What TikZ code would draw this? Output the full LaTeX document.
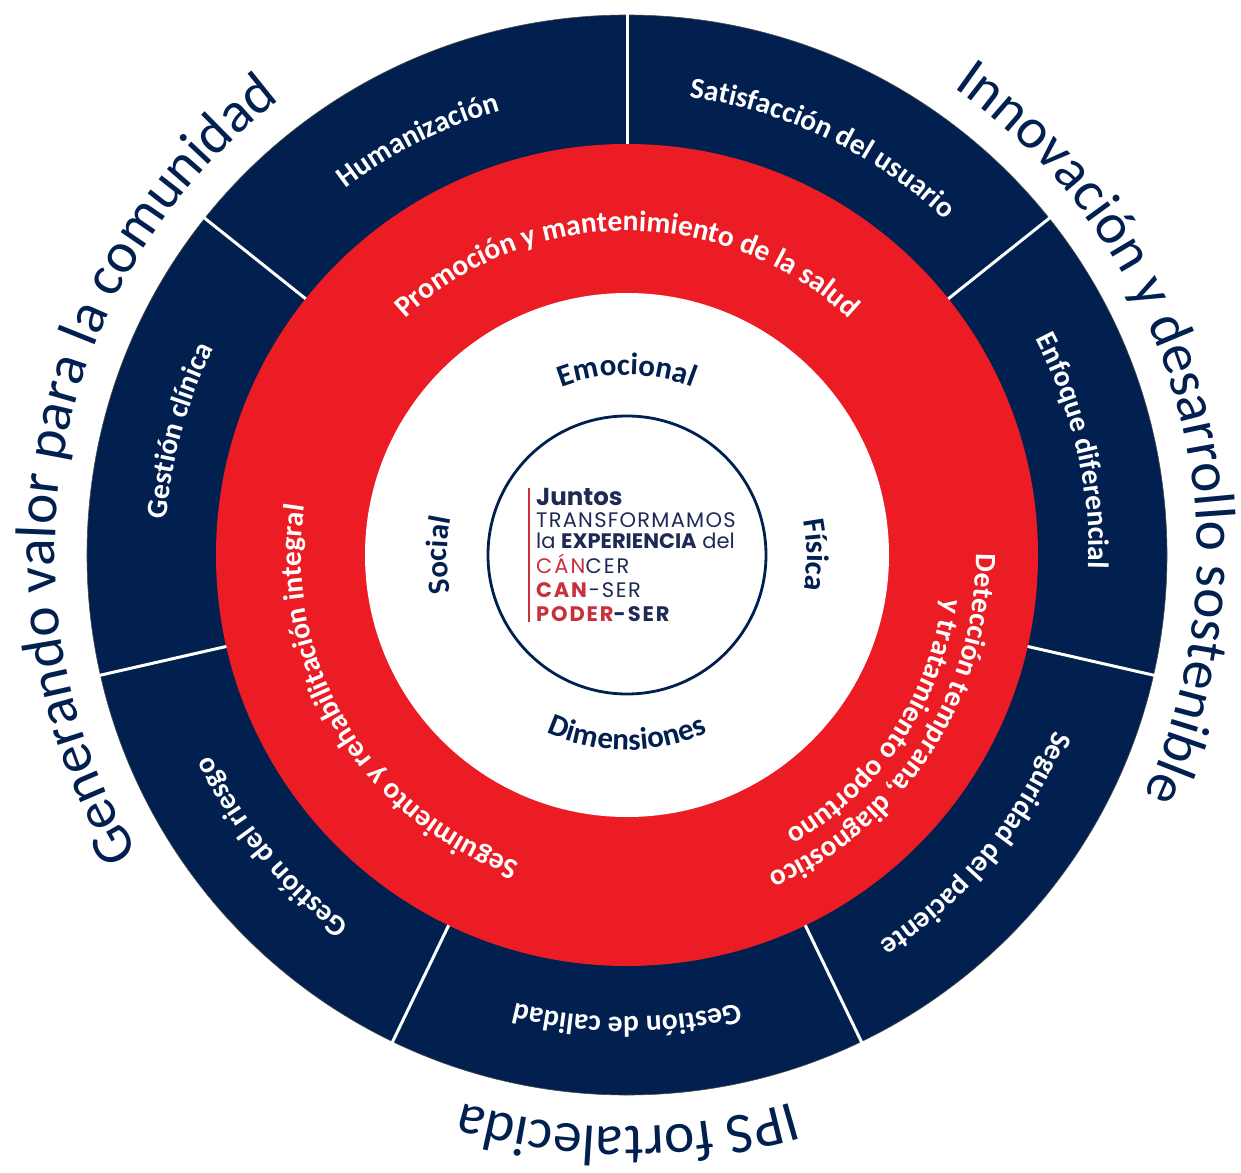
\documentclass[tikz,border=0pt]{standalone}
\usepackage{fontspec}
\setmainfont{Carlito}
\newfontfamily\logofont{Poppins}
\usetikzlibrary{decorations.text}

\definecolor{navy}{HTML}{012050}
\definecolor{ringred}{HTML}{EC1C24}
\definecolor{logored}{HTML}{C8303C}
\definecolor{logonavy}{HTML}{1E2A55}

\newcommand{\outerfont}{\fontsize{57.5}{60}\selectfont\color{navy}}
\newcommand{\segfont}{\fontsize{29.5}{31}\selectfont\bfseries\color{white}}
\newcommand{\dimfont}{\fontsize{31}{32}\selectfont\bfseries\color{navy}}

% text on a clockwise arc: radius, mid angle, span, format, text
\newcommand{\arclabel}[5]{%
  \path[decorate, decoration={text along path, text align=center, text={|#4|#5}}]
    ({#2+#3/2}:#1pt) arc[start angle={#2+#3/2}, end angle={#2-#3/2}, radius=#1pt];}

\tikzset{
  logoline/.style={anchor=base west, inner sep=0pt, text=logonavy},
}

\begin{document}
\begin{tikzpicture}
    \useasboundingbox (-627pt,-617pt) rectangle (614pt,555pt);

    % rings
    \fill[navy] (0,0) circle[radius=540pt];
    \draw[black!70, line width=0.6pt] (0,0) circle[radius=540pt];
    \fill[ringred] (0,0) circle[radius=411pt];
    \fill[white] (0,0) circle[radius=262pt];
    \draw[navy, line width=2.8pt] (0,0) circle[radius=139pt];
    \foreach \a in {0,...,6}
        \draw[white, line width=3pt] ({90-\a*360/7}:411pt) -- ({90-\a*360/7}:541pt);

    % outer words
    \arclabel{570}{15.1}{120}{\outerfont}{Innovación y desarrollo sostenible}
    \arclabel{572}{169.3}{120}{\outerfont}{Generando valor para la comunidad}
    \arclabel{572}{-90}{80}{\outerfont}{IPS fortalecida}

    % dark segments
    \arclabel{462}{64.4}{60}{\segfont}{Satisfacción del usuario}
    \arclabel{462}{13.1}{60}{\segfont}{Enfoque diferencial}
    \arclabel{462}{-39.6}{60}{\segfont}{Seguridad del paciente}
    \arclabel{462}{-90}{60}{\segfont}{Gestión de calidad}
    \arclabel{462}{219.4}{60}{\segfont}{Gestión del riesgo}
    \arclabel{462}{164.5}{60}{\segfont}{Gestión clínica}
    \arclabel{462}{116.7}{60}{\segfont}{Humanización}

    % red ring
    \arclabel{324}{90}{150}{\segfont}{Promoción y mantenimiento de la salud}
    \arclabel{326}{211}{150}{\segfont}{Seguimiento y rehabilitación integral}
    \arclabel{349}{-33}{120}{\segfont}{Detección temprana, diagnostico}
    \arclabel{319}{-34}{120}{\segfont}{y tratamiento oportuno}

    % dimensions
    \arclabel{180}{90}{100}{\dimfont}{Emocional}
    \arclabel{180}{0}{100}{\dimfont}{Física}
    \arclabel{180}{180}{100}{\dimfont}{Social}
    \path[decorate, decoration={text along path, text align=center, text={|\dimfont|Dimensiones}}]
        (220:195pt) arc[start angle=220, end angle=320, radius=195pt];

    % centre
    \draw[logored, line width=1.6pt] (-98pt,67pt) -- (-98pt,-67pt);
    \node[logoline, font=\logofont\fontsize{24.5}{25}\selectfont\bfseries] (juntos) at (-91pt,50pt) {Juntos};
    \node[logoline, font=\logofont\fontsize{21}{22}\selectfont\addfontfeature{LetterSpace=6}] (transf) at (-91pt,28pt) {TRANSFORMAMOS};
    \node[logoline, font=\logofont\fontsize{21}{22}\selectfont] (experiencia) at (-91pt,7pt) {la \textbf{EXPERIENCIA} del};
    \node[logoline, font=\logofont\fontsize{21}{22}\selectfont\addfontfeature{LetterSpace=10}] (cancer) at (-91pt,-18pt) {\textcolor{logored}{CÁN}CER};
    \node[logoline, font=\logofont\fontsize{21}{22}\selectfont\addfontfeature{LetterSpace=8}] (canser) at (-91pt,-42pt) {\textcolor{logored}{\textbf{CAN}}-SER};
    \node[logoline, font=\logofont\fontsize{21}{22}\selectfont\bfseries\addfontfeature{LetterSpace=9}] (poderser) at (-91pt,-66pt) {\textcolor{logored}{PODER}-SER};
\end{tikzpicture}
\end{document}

- - -

Written request: Set down the material above as is, without any pictures.

Finished answer:
What TikZ code would draw this? Output the full LaTeX document.
\documentclass[tikz,border=0pt]{standalone}
\usepackage{fontspec}
\setmainfont{Carlito}
\newfontfamily\logofont{Poppins}
\usetikzlibrary{decorations.text}

\definecolor{navy}{HTML}{012050}
\definecolor{ringred}{HTML}{EC1C24}
\definecolor{logored}{HTML}{C8303C}
\definecolor{logonavy}{HTML}{1E2A55}

\newcommand{\outerfont}{\fontsize{57.5}{60}\selectfont\color{navy}}
\newcommand{\segfont}{\fontsize{29.5}{31}\selectfont\bfseries\color{white}}
\newcommand{\dimfont}{\fontsize{31}{32}\selectfont\bfseries\color{navy}}

% text on a clockwise arc: radius, mid angle, span, format, text
\newcommand{\arclabel}[5]{%
  \path[decorate, decoration={text along path, text align=center, text={|#4|#5}}]
    ({#2+#3/2}:#1pt) arc[start angle={#2+#3/2}, end angle={#2-#3/2}, radius=#1pt];}

\tikzset{
  logoline/.style={anchor=base west, inner sep=0pt, text=logonavy},
}

\begin{document}
\begin{tikzpicture}
    \useasboundingbox (-627pt,-617pt) rectangle (614pt,555pt);

    % rings
    \fill[navy] (0,0) circle[radius=540pt];
    \draw[black!70, line width=0.6pt] (0,0) circle[radius=540pt];
    \fill[ringred] (0,0) circle[radius=411pt];
    \fill[white] (0,0) circle[radius=262pt];
    \draw[navy, line width=2.8pt] (0,0) circle[radius=139pt];
    \foreach \a in {0,...,6}
        \draw[white, line width=3pt] ({90-\a*360/7}:411pt) -- ({90-\a*360/7}:541pt);

    % outer words
    \arclabel{570}{15.1}{120}{\outerfont}{Innovación y desarrollo sostenible}
    \arclabel{572}{169.3}{120}{\outerfont}{Generando valor para la comunidad}
    \arclabel{572}{-90}{80}{\outerfont}{IPS fortalecida}

    % dark segments
    \arclabel{462}{64.4}{60}{\segfont}{Satisfacción del usuario}
    \arclabel{462}{13.1}{60}{\segfont}{Enfoque diferencial}
    \arclabel{462}{-39.6}{60}{\segfont}{Seguridad del paciente}
    \arclabel{462}{-90}{60}{\segfont}{Gestión de calidad}
    \arclabel{462}{219.4}{60}{\segfont}{Gestión del riesgo}
    \arclabel{462}{164.5}{60}{\segfont}{Gestión clínica}
    \arclabel{462}{116.7}{60}{\segfont}{Humanización}

    % red ring
    \arclabel{324}{90}{150}{\segfont}{Promoción y mantenimiento de la salud}
    \arclabel{326}{211}{150}{\segfont}{Seguimiento y rehabilitación integral}
    \arclabel{349}{-33}{120}{\segfont}{Detección temprana, diagnostico}
    \arclabel{319}{-34}{120}{\segfont}{y tratamiento oportuno}

    % dimensions
    \arclabel{180}{90}{100}{\dimfont}{Emocional}
    \arclabel{180}{0}{100}{\dimfont}{Física}
    \arclabel{180}{180}{100}{\dimfont}{Social}
    \path[decorate, decoration={text along path, text align=center, text={|\dimfont|Dimensiones}}]
        (220:195pt) arc[start angle=220, end angle=320, radius=195pt];

    % centre
    \draw[logored, line width=1.6pt] (-98pt,67pt) -- (-98pt,-67pt);
    \node[logoline, font=\logofont\fontsize{24.5}{25}\selectfont\bfseries] (juntos) at (-91pt,50pt) {Juntos};
    \node[logoline, font=\logofont\fontsize{21}{22}\selectfont\addfontfeature{LetterSpace=6}] (transf) at (-91pt,28pt) {TRANSFORMAMOS};
    \node[logoline, font=\logofont\fontsize{21}{22}\selectfont] (experiencia) at (-91pt,7pt) {la \textbf{EXPERIENCIA} del};
    \node[logoline, font=\logofont\fontsize{21}{22}\selectfont\addfontfeature{LetterSpace=10}] (cancer) at (-91pt,-18pt) {\textcolor{logored}{CÁN}CER};
    \node[logoline, font=\logofont\fontsize{21}{22}\selectfont\addfontfeature{LetterSpace=8}] (canser) at (-91pt,-42pt) {\textcolor{logored}{\textbf{CAN}}-SER};
    \node[logoline, font=\logofont\fontsize{21}{22}\selectfont\bfseries\addfontfeature{LetterSpace=9}] (poderser) at (-91pt,-66pt) {\textcolor{logored}{PODER}-SER};
\end{tikzpicture}
\end{document}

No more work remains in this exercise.